---------- AVAILABLE DATA
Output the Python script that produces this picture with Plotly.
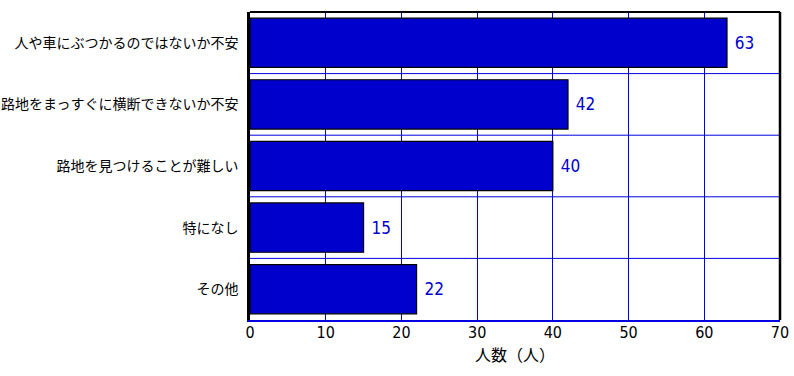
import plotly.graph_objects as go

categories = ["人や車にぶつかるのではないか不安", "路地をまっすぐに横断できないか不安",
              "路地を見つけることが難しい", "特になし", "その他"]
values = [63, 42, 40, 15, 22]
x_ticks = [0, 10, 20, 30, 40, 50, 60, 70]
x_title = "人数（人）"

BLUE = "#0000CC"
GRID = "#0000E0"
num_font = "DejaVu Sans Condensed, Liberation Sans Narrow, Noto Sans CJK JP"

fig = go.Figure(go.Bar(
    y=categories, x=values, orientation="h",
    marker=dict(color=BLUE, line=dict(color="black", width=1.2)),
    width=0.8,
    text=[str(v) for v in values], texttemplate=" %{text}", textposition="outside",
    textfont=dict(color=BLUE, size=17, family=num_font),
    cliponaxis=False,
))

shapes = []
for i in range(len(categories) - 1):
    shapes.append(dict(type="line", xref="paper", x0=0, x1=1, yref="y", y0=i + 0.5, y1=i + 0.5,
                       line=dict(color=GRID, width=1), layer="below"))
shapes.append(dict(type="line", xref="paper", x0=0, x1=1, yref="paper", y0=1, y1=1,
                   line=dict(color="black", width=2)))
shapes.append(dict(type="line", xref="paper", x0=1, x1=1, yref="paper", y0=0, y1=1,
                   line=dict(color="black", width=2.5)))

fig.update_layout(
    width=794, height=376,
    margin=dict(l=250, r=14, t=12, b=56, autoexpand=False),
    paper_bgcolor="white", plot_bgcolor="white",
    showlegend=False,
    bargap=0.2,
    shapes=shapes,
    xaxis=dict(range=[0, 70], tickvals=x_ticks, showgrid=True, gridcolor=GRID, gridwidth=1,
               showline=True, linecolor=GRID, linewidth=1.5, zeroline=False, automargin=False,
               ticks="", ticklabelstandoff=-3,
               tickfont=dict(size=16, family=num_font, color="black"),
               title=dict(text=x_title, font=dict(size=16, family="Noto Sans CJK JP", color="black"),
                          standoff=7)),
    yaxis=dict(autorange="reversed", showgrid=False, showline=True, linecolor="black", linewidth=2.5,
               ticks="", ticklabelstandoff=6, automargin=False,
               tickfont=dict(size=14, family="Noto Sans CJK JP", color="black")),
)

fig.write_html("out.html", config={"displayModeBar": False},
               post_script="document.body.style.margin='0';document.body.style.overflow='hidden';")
--------------------
Return to the listing above and set it down exactly, leaving out its pictures.

_EXPECTED OUTPUT_.
Output the Python script that produces this picture with Plotly.
import plotly.graph_objects as go

categories = ["人や車にぶつかるのではないか不安", "路地をまっすぐに横断できないか不安",
              "路地を見つけることが難しい", "特になし", "その他"]
values = [63, 42, 40, 15, 22]
x_ticks = [0, 10, 20, 30, 40, 50, 60, 70]
x_title = "人数（人）"

BLUE = "#0000CC"
GRID = "#0000E0"
num_font = "DejaVu Sans Condensed, Liberation Sans Narrow, Noto Sans CJK JP"

fig = go.Figure(go.Bar(
    y=categories, x=values, orientation="h",
    marker=dict(color=BLUE, line=dict(color="black", width=1.2)),
    width=0.8,
    text=[str(v) for v in values], texttemplate=" %{text}", textposition="outside",
    textfont=dict(color=BLUE, size=17, family=num_font),
    cliponaxis=False,
))

shapes = []
for i in range(len(categories) - 1):
    shapes.append(dict(type="line", xref="paper", x0=0, x1=1, yref="y", y0=i + 0.5, y1=i + 0.5,
                       line=dict(color=GRID, width=1), layer="below"))
shapes.append(dict(type="line", xref="paper", x0=0, x1=1, yref="paper", y0=1, y1=1,
                   line=dict(color="black", width=2)))
shapes.append(dict(type="line", xref="paper", x0=1, x1=1, yref="paper", y0=0, y1=1,
                   line=dict(color="black", width=2.5)))

fig.update_layout(
    width=794, height=376,
    margin=dict(l=250, r=14, t=12, b=56, autoexpand=False),
    paper_bgcolor="white", plot_bgcolor="white",
    showlegend=False,
    bargap=0.2,
    shapes=shapes,
    xaxis=dict(range=[0, 70], tickvals=x_ticks, showgrid=True, gridcolor=GRID, gridwidth=1,
               showline=True, linecolor=GRID, linewidth=1.5, zeroline=False, automargin=False,
               ticks="", ticklabelstandoff=-3,
               tickfont=dict(size=16, family=num_font, color="black"),
               title=dict(text=x_title, font=dict(size=16, family="Noto Sans CJK JP", color="black"),
                          standoff=7)),
    yaxis=dict(autorange="reversed", showgrid=False, showline=True, linecolor="black", linewidth=2.5,
               ticks="", ticklabelstandoff=6, automargin=False,
               tickfont=dict(size=14, family="Noto Sans CJK JP", color="black")),
)

fig.write_html("out.html", config={"displayModeBar": False},
               post_script="document.body.style.margin='0';document.body.style.overflow='hidden';")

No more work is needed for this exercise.